SET TASK:
Without the pictures, extract every line from the start of the material to the line containing "var categories = ['0", both ends included.

EXERCISE INPUTS:
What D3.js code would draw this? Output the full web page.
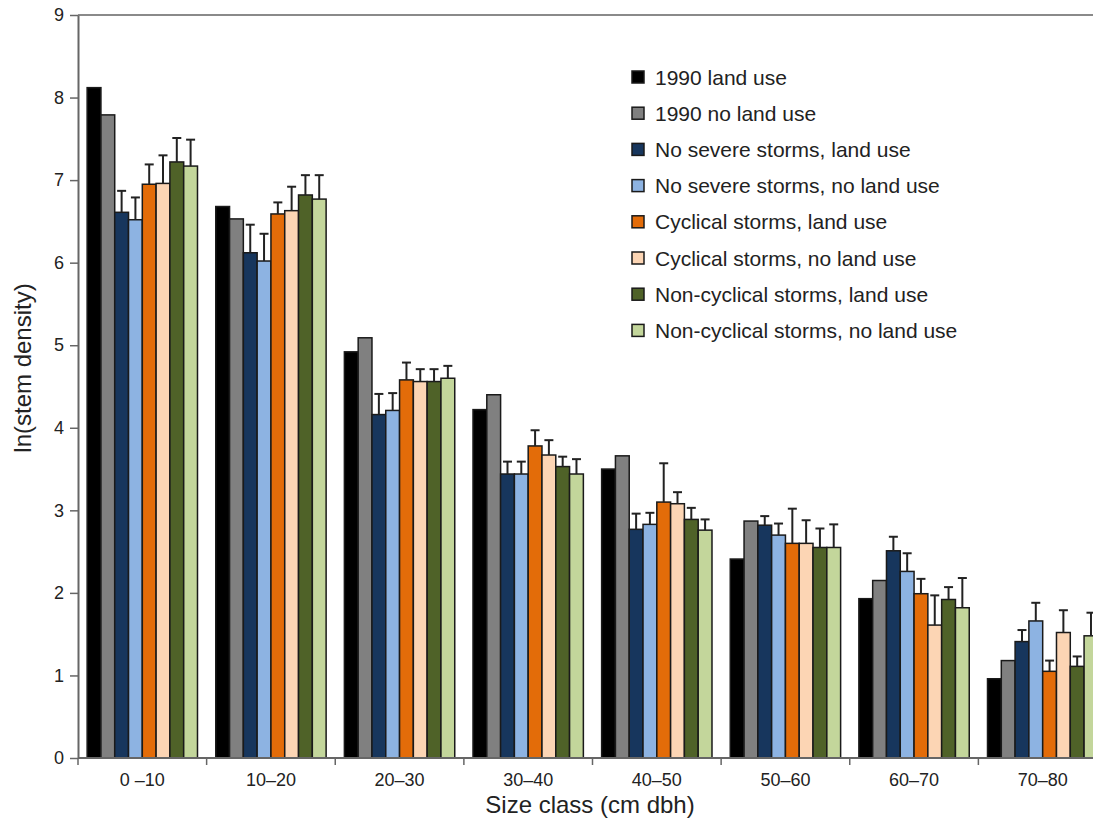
<!DOCTYPE html>
<html>
<head>
<meta charset="utf-8">
<script src="https://cdn.jsdelivr.net/npm/d3@7"></script>
<style>
	body { margin: 0; background: #fff; }
	text { font-family: 'Liberation Sans', Arial, Helvetica, sans-serif; fill: #222; }
</style>
</head>
<body>
<div id="chart"></div>
<script>
var categories = ['0 \u201310', '10\u201320', '20\u201330', '30\u201340', '40\u201350', '50\u201360', '60\u201370', '70\u201380'];

var seriesNames = [
	'1990 land use',
	'1990 no land use',
	'No severe storms, land use',
	'No severe storms, no land use',
	'Cyclical storms, land use',
	'Cyclical storms, no land use',
	'Non-cyclical storms, land use',
	'Non-cyclical storms, no land use'
];

var seriesColours = ['#000000', '#808080', '#17365d', '#8db3e2', '#e36c09', '#fcd5b4', '#4f6228', '#c3d69b'];

// ln(stem density) per series, one value per size class
var land1990       = [8.12, 6.68, 4.92, 4.22, 3.50, 2.41, 1.93, 0.96];
var noLand1990     = [7.79, 6.53, 5.09, 4.40, 3.66, 2.87, 2.15, 1.18];
var noSevereLand   = [6.61, 6.12, 4.16, 3.44, 2.77, 2.82, 2.51, 1.41];
var noSevereNoLand = [6.52, 6.02, 4.21, 3.44, 2.83, 2.70, 2.26, 1.66];
var cycLand        = [6.95, 6.59, 4.58, 3.78, 3.10, 2.60, 1.99, 1.05];
var cycNoLand      = [6.96, 6.63, 4.56, 3.67, 3.08, 2.60, 1.61, 1.52];
var nonCycLand     = [7.22, 6.82, 4.56, 3.53, 2.89, 2.55, 1.92, 1.11];
var nonCycNoLand   = [7.17, 6.77, 4.60, 3.44, 2.76, 2.55, 1.82, 1.48];

// upper error bar lengths (none for the 1990 series)
var errNoSevereLand   = [0.26, 0.34, 0.25, 0.15, 0.19, 0.11, 0.17, 0.14];
var errNoSevereNoLand = [0.27, 0.33, 0.21, 0.15, 0.14, 0.14, 0.22, 0.22];
var errCycLand        = [0.24, 0.14, 0.21, 0.19, 0.47, 0.42, 0.18, 0.13];
var errCycNoLand      = [0.34, 0.29, 0.15, 0.18, 0.14, 0.28, 0.36, 0.27];
var errNonCycLand     = [0.29, 0.24, 0.15, 0.12, 0.14, 0.23, 0.15, 0.12];
var errNonCycNoLand   = [0.32, 0.29, 0.15, 0.18, 0.13, 0.28, 0.36, 0.28];

var yTicks = [0, 1, 2, 3, 4, 5, 6, 7, 8, 9];

var seriesValues = [land1990, noLand1990, noSevereLand, noSevereNoLand, cycLand, cycNoLand, nonCycLand, nonCycNoLand];
var seriesErrors = [null, null, errNoSevereLand, errNoSevereNoLand, errCycLand, errCycNoLand, errNonCycLand, errNonCycNoLand];

var width = 1093, height = 820;
var plotLeft = 78, plotRight = 1107, plotTop = 15, plotBottom = 758;

var svg = d3.select('#chart').append('svg')
	.attr('width', width)
	.attr('height', height);

var x0 = d3.scaleBand()
	.domain(categories)
	.range([plotLeft, plotRight])
	.paddingInner(0.142)
	.paddingOuter(0.071);

var x1 = d3.scaleBand()
	.domain(d3.range(seriesNames.length))
	.range([0, x0.bandwidth()]);

var y = d3.scaleLinear()
	.domain([0, 9])
	.range([plotBottom, plotTop]);

// Flatten to one record per bar
var bars = [];
categories.forEach(function(c, ci) {
	seriesValues.forEach(function(vals, si) {
		bars.push({
			cat: c,
			series: si,
			value: vals[ci],
			err: seriesErrors[si] ? seriesErrors[si][ci] : null
		});
	});
});

function barMid(d) { return x0(d.cat) + x1(d.series) + x1.bandwidth() / 2; }

var plot = svg.append('g');

plot.selectAll('rect.bar')
	.data(bars)
	.enter().append('rect')
	.attr('class', 'bar')
	.attr('x', function(d) { return x0(d.cat) + x1(d.series); })
	.attr('y', function(d) { return y(d.value); })
	.attr('width', x1.bandwidth())
	.attr('height', function(d) { return y(0) - y(d.value); })
	.attr('fill', function(d) { return seriesColours[d.series]; })
	.attr('stroke', '#1a1a1a')
	.attr('stroke-width', 1.5);

// Error bars, upper only
var errs = plot.selectAll('g.err')
	.data(bars.filter(function(d) { return d.err !== null; }))
	.enter().append('g')
	.attr('class', 'err')
	.attr('stroke', '#222')
	.attr('stroke-width', 2);

errs.append('line')
	.attr('x1', barMid)
	.attr('x2', barMid)
	.attr('y1', function(d) { return y(d.value); })
	.attr('y2', function(d) { return y(d.value + d.err); });

errs.append('line')
	.attr('x1', function(d) { return barMid(d) - 4.5; })
	.attr('x2', function(d) { return barMid(d) + 4.5; })
	.attr('y1', function(d) { return y(d.value + d.err); })
	.attr('y2', function(d) { return y(d.value + d.err); });

// Plot border (top) and axes
svg.append('line')
	.attr('x1', plotLeft).attr('x2', plotRight)
	.attr('y1', plotTop).attr('y2', plotTop)
	.attr('stroke', '#8a8a8a').attr('stroke-width', 2);

var yAxis = svg.append('g')
	.attr('transform', 'translate(' + plotLeft + ',0)')
	.call(d3.axisLeft(y).tickValues(yTicks).tickSize(8).tickPadding(6).tickSizeOuter(0).tickFormat(d3.format('d')));
yAxis.select('.domain').attr('stroke', '#666').attr('stroke-width', 2);
yAxis.selectAll('.tick line').attr('stroke', '#666').attr('stroke-width', 1.5);
yAxis.selectAll('.tick text')
	.style('font-family', "'Liberation Sans', Arial, sans-serif")
	.style('font-size', '18px')
	.attr('fill', '#222');

var step = x0.step();
var boundaries = d3.range(categories.length + 1).map(function(i) { return plotLeft + i * step; });

var xAxis = svg.append('g');
xAxis.append('line')
	.attr('x1', plotLeft).attr('x2', plotRight)
	.attr('y1', plotBottom).attr('y2', plotBottom)
	.attr('stroke', '#666').attr('stroke-width', 2);
xAxis.selectAll('line.tick')
	.data(boundaries)
	.enter().append('line')
	.attr('class', 'tick')
	.attr('x1', function(d) { return d; })
	.attr('x2', function(d) { return d; })
	.attr('y1', plotBottom)
	.attr('y2', plotBottom + 7)
	.attr('stroke', '#666')
	.attr('stroke-width', 1.5);
xAxis.selectAll('text')
	.data(categories)
	.enter().append('text')
	.attr('x', function(d) { return x0(d) + x0.bandwidth() / 2; })
	.attr('y', 786)
	.attr('text-anchor', 'middle')
	.style('font-size', '18px')
	.text(function(d) { return d; });

// Axis titles
svg.append('text')
	.attr('x', 590)
	.attr('y', 813)
	.attr('text-anchor', 'middle')
	.style('font-size', '24px')
	.text('Size class (cm dbh)');

svg.append('text')
	.attr('transform', 'translate(31,368) rotate(-90)')
	.attr('text-anchor', 'middle')
	.style('font-size', '24px')
	.text('ln(stem density)');

// Legend
var legend = svg.append('g')
	.attr('transform', 'translate(632,77)');

var item = legend.selectAll('g')
	.data(seriesNames)
	.enter().append('g')
	.attr('transform', function(d, i) { return 'translate(0,' + (i * 36.2) + ')'; });

item.append('rect')
	.attr('x', 0)
	.attr('y', -6)
	.attr('width', 12)
	.attr('height', 12)
	.attr('fill', function(d, i) { return seriesColours[i]; })
	.attr('stroke', '#1a1a1a')
	.attr('stroke-width', 1.5);

item.append('text')
	.attr('x', 23)
	.attr('y', 7.5)
	.style('font-size', '21px')
	.text(function(d) { return d; });
</script>
</body>
</html>
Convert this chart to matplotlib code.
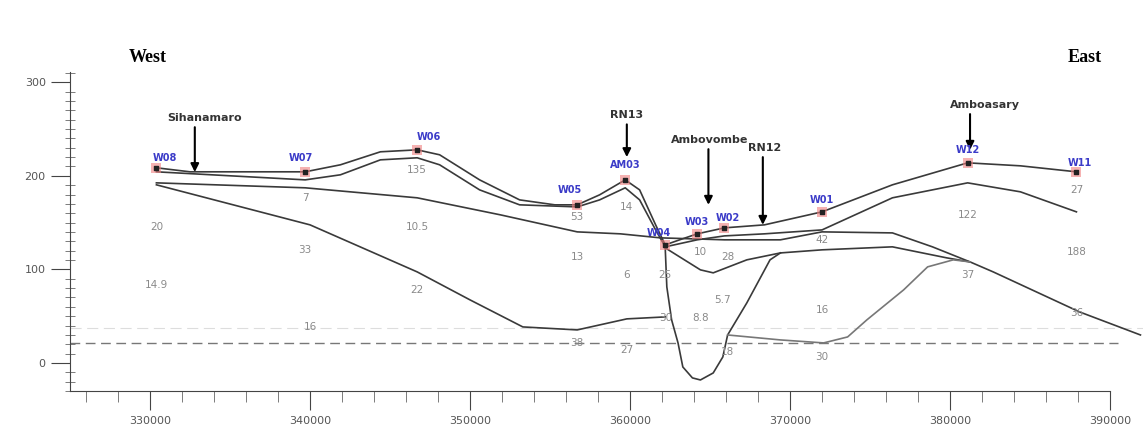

RESPONSE TO THE TASK:
What D3.js code would draw this? Output the full web page.
<!DOCTYPE html>
<html>
<head>
<meta charset="utf-8">
<script src="https://cdn.jsdelivr.net/npm/d3@7"></script>
<style>
	body { margin: 0; background: #fff; }
	text { font-family: 'Liberation Sans', Arial, Helvetica, sans-serif; fill: #222; }
</style>
</head>
<body>
<div id="chart"></div>
<script>
var categories = ['0 \u201310', '10\u201320', '20\u201330', '30\u201340', '40\u201350', '50\u201360', '60\u201370', '70\u201380'];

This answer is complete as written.